To that extent some of the wine production is limited. For instance, the 2013 Onesta Viognier has a mere 250 case production. Worse yet was that this Lodi Viognier was absolutely lovely with bright apricot and nectarine notes, but balanced acidity and texture, making this a great warm weather wine, especially at $22 per bottle.

Another great summer sipper was the 2012 Vermentino from Uvaggio. I love that the alcohol content on this one was only 12.9% so you won't wilt in the sun with every sip. Subtle apple and melon notes are present, but a nice minerality rounds it out. At $16 per bottle, there's nothing not to like about this wine.

Uvaggio, like much of Lodi, sells their grapes to Napa and beyond. Nearly 85% of Lodi grapes leave the region. So yeah, you've been drinking Lodi grapes all along and didn't even know it. You can also pick up a Rosata from Uvaggio where you'll get a little of the Vermentino blended with some Cinsault. It's a little bigger in flavor than your typical French Rose, but still very dry, and good paired with food. At 11.9% alcohol, it'll keep you cool and composed.

We also tasted a range of well produced, interesting reds like Michael David's 2013 Ancient Vine Cinsault. You may know David's name from mainstream hits like 7 Deadly Zins, Freakshow and Petite Petit, but things move in a different direction with this Ancient Vine Cinsault. David hadn't produced a Cinsault since 1999, and this one was worth the wait. The grapes truly come from ancient vines planted in Lodi's oldest producing vineyard back in 1885. This silky little number has low tannins with light red berry undertones. The light oak keeps it easy drinking and one you can reach for even when it's warmer out. At $25 you want to get yourself to Lodi to snatch up one of these unique gems.

David's Ancient Vine Cinsault is a Lodi Rules Certified Green wine. That's not just a random way to slap another pretty sticker on a bottle for marketing purposes. Lodi Rules is California's first third-party-certified sustainable wine growing program, and it's truly impressive. It goes beyond soil healthy and responsible farming to include land stewardship and employee well being. It's about healthy land, practices and people. Over 20,000 acres in the Lodi AVA have the Lodi Rules green certification.
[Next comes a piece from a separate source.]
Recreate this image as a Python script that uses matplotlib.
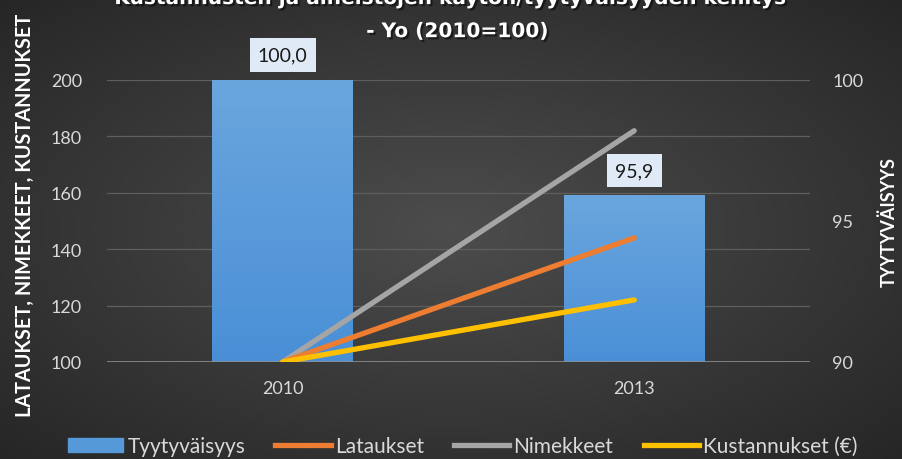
import numpy as np
import matplotlib.pyplot as plt
import matplotlib.patheffects as pe
from matplotlib.patches import Patch
from matplotlib.lines import Line2D
from matplotlib.colors import LinearSegmentedColormap

plt.rcParams['font.family'] = ['Lato', 'DejaVu Sans']

# data
years = ["2010", "2013"]
tyytyvaisyys = [100.0, 95.9]
lataukset = [100, 144]
nimekkeet = [100, 182]
kustannukset = [100, 122]
bar_labels = ["100,0", "95,9"]

txt = "#d9d9d9"
blue = "#5599d9"
orange = "#ed7d31"
grey = "#a5a5a5"
yellow = "#ffc000"

fig = plt.figure(figsize=(9.02, 4.60), dpi=100)

# dark radial background
bg = fig.add_axes([0, 0, 1, 1])
yy, xx = np.mgrid[0:1:230j, 0:1:450j]
r = np.sqrt(((xx - 0.5) / 0.5) ** 2 + ((yy - 0.5) / 0.5) ** 2) / np.sqrt(2)
v = np.clip(0.30 - 0.15 * r, 0, 1)
bg.imshow(np.dstack([v, v, v]), aspect="auto", extent=[0, 1, 0, 1],
          interpolation="bilinear")
bg.axis("off")

x = np.arange(len(years))
ax2 = fig.add_axes([0.1186, 0.211, 0.7794, 0.613])
ax = ax2.twinx()
ax.yaxis.tick_left()
ax.yaxis.set_label_position("left")
ax2.yaxis.tick_right()
ax2.yaxis.set_label_position("right")
ax.set_zorder(ax2.get_zorder() + 1)
ax.patch.set_visible(False)
ax2.patch.set_visible(False)

# bars on the right axis, with a soft vertical gradient
bars = ax2.bar(x, tyytyvaisyys, width=0.4, color="none", zorder=3)
grad = np.linspace(0, 1, 100).reshape(-1, 1)
bcmap = LinearSegmentedColormap.from_list("b", ["#4a8fd6", "#6aa6de"])
for b in bars:
    ax2.imshow(grad, cmap=bcmap, aspect="auto", origin="lower", zorder=3,
               extent=[b.get_x(), b.get_x() + b.get_width(), 90, b.get_height()])
ax2.set_ylim(90, 100)
ax2.set_yticks([90, 95, 100])
ax2.set_xlim(-0.5, 1.5)
for b, lab in zip(bars, bar_labels):
    ax2.annotate(lab, (b.get_x() + b.get_width() / 2, b.get_height()),
                 xytext=(0, 18), textcoords="offset points", ha="center", va="center",
                 fontsize=14, color="#1a1a1a",
                 bbox=dict(boxstyle="square,pad=0.42", fc="#e0eaf6", ec="none"))

# lines on the left axis
ax.plot(x, nimekkeet, color=grey, lw=3.8, solid_capstyle="round", zorder=4)
ax.plot(x, lataukset, color=orange, lw=3.8, solid_capstyle="round", zorder=4)
ax.plot(x, kustannukset, color=yellow, lw=3.8, solid_capstyle="round", zorder=4)
ax.set_ylim(100, 200)
ax.set_yticks(range(100, 201, 20))
ax.set_xlim(-0.5, 1.5)

for val in range(120, 201, 20):
    ax2.axhline(90 + (val - 100) / 10, color="#5e5e5e", lw=0.9, zorder=1)
ax.axhline(100, color="#8f8f8f", lw=1.2, zorder=2)

ax2.set_xticks(x)
ax2.set_xticklabels(years)
for a in (ax, ax2):
    for s in a.spines.values():
        s.set_visible(False)
    a.tick_params(length=0, colors=txt, labelsize=13)
ax.tick_params(axis="y", pad=18)
ax2.tick_params(axis="y", pad=16)
ax2.tick_params(axis="x", pad=13)

ax.set_ylabel("LATAUKSET, NIMEKKEET, KUSTANNUKSET", color="white",
              fontsize=14.3, fontweight="bold")
ax.yaxis.set_label_coords(-0.103, 0.525)
ax2.set_ylabel("TYYTYVÄISYYS", color="white", fontsize=13,
               fontweight="bold", labelpad=12)

shadow = [pe.withSimplePatchShadow(offset=(1.5, -1.5), shadow_rgbFace="black", alpha=0.5)]
fig.text(0.5, 0.989, "Kustannusten ja aineistojen käytön/tyytyväisyyden kehitys",
         ha="center", va="baseline", fontsize=14.5, fontweight="bold", color="white",
         family="DejaVu Sans", path_effects=shadow)
fig.text(0.507, 0.917, "- Yo (2010=100)", ha="center", va="baseline",
         fontsize=14.5, fontweight="bold", color="white", family="DejaVu Sans",
         path_effects=shadow)

handles = [Patch(color=blue),
           Line2D([], [], color=orange, lw=3.8),
           Line2D([], [], color=grey, lw=3.8),
           Line2D([], [], color=yellow, lw=3.8)]
labels = ["Tyytyväisyys", "Lataukset", "Nimekkeet", "Kustannukset (€)"]
fig.legend(handles, labels, loc="center", bbox_to_anchor=(0.513, 0.028), ncol=4,
           frameon=False, fontsize=15, labelcolor=txt, handlelength=2.65,
           handletextpad=0.2, columnspacing=1.45, borderpad=0)

fig.savefig("out.png", dpi=100)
Our final two wines finished as strong as we started. Michael McCay uses natural fermentation in his wines and his 2012 Faith Zin is pretty special because of it. It's softer and more elegant than what you may remember of CA or Lodi Zins. The bottle we had came from "Lot 13" planted in 1915 and is a best-of fresh red fruit on entry and then darker berry and plums on exit. With only 379 cases produced, I'm on my way to get more of this before it's gone.
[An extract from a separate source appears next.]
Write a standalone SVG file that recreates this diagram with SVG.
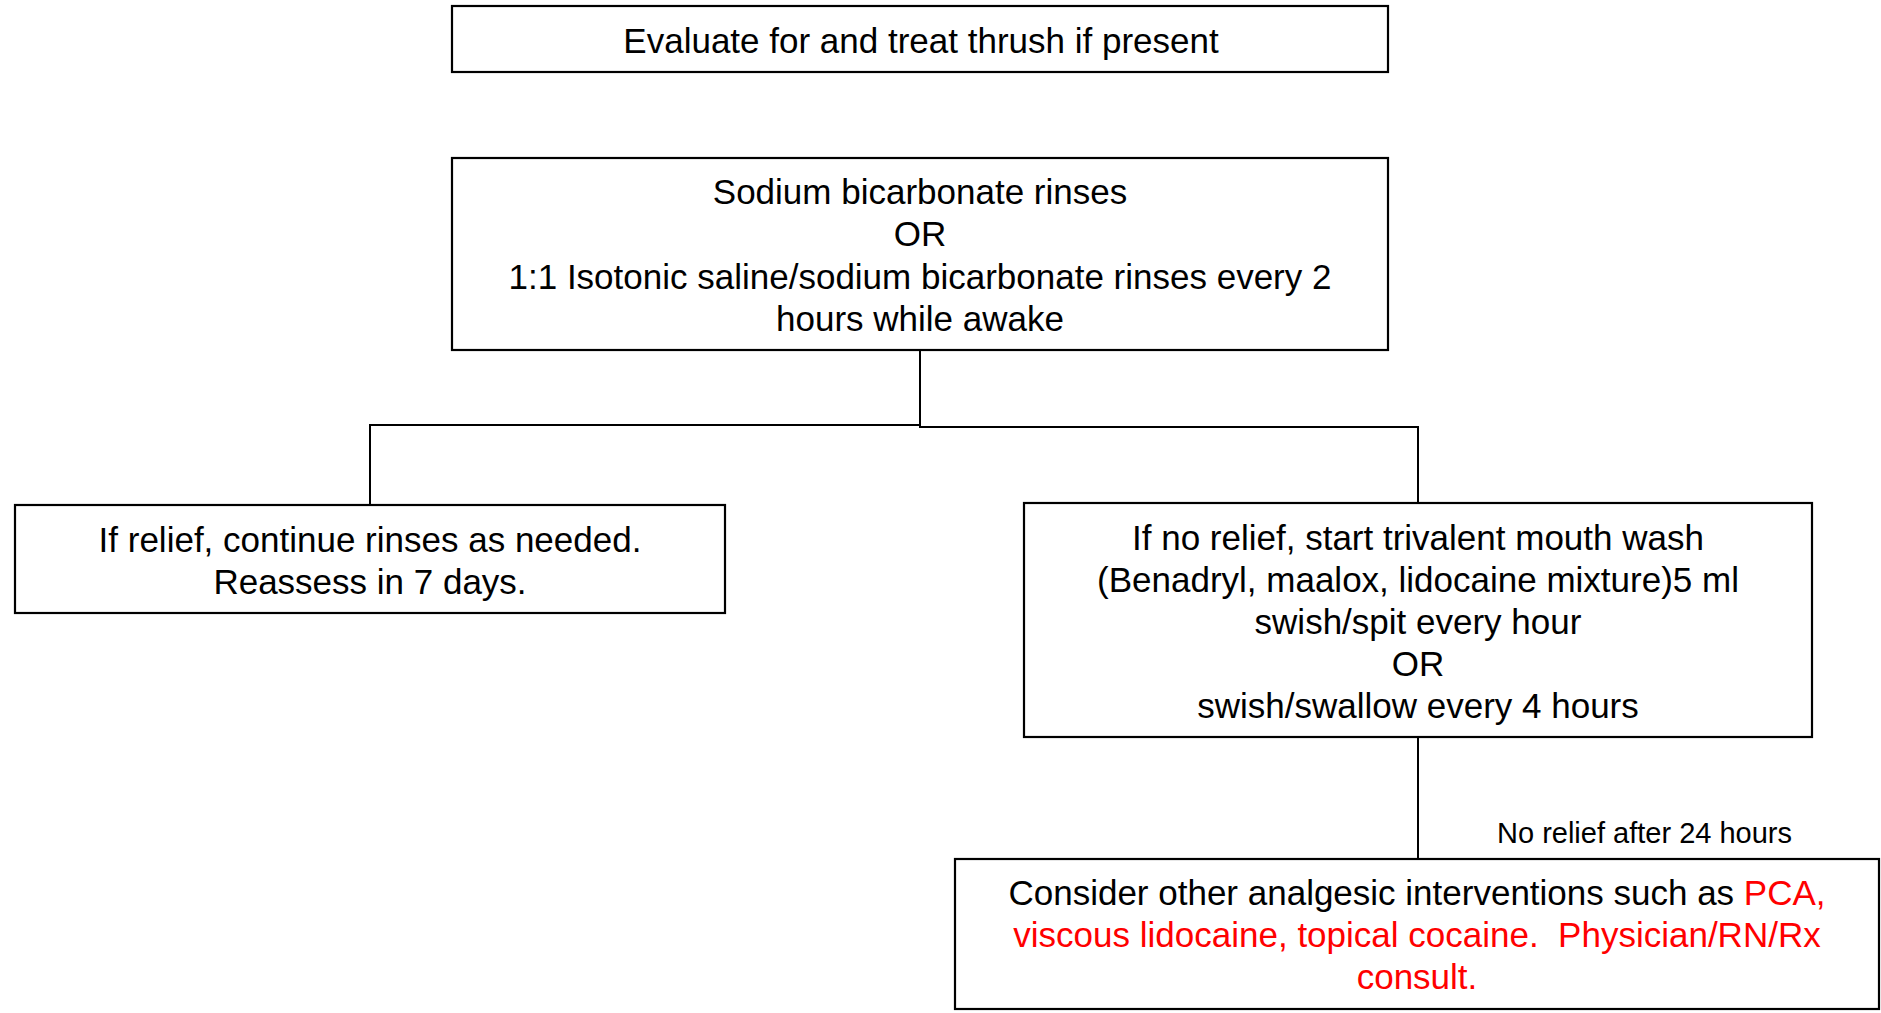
<svg xmlns="http://www.w3.org/2000/svg" width="1881" height="1013" viewBox="0 0 1881 1013">
<style>
.box{fill:#fff;stroke:#000;stroke-width:2.2}
.t{font-family:"Liberation Sans",Arial,sans-serif;font-size:35px;fill:#000;text-anchor:middle;white-space:pre}
.red{fill:#ff0000}
.lbl{font-family:"Liberation Sans",Arial,sans-serif;font-size:29px;fill:#000}
.c{fill:none;stroke:#000;stroke-width:2}
</style>
<rect width="1881" height="1013" fill="#fff"/>
<g id="connectors">
<polyline class="c" points="370,505 370,425 920,425"/>
<polyline class="c" points="920,350 920,427 1418,427 1418,503"/>
<line class="c" x1="1418" y1="737" x2="1418" y2="859"/>
<text class="lbl" x="1497" y="843">No relief after 24 hours</text>
</g>
<g id="n1">
<rect class="box" x="452" y="6" width="936" height="66"/>
<text class="t" x="921" y="53">Evaluate for and treat thrush if present</text>
</g>
<g id="n2">
<rect class="box" x="452" y="158" width="936" height="192"/>
<text class="t" x="920" y="204">Sodium bicarbonate rinses</text>
<text class="t" x="920" y="246">OR</text>
<text class="t" x="920" y="289">1:1 Isotonic saline/sodium bicarbonate rinses every 2</text>
<text class="t" x="920" y="331">hours while awake</text>
</g>
<g id="n3">
<rect class="box" x="15" y="505" width="710" height="108"/>
<text class="t" x="370" y="552">If relief, continue rinses as needed.</text>
<text class="t" x="370" y="594">Reassess in 7 days.</text>
</g>
<g id="n4">
<rect class="box" x="1024" y="503" width="788" height="234"/>
<text class="t" x="1418" y="550">If no relief, start trivalent mouth wash</text>
<text class="t" x="1418" y="592">(Benadryl, maalox, lidocaine mixture)5 ml</text>
<text class="t" x="1418" y="634">swish/spit every hour</text>
<text class="t" x="1418" y="676">OR</text>
<text class="t" x="1418" y="718">swish/swallow every 4 hours</text>
</g>
<g id="n5">
<rect class="box" x="955" y="859" width="924" height="150"/>
<text class="t" x="1417" y="905">Consider other analgesic interventions such as <tspan class="red">PCA,</tspan></text>
<text class="t red" x="1417" y="947" xml:space="preserve">viscous lidocaine, topical cocaine.  Physician/RN/Rx</text>
<text class="t red" x="1417" y="989">consult.</text>
</g>
</svg>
The Macchia 2012 Primitivo Devious plays off its close cousin Zinfandel, but with an Italian flair. Velvety, chocolatey and with some coffee notes made this the perfect wine to enjoy with our dessert.

Lodi is producing some really solid wines at great prices. Visiting is a unique, more personal experience than you might find in other big California wine regions. If you can't visit to get your hands on some of the small production batches, then take a look at the Lodi Wine Club to get quarterly shipments sent directly to your house.

 

* This was a hosted tasting by Lodi Wines, but all opinions are always my own.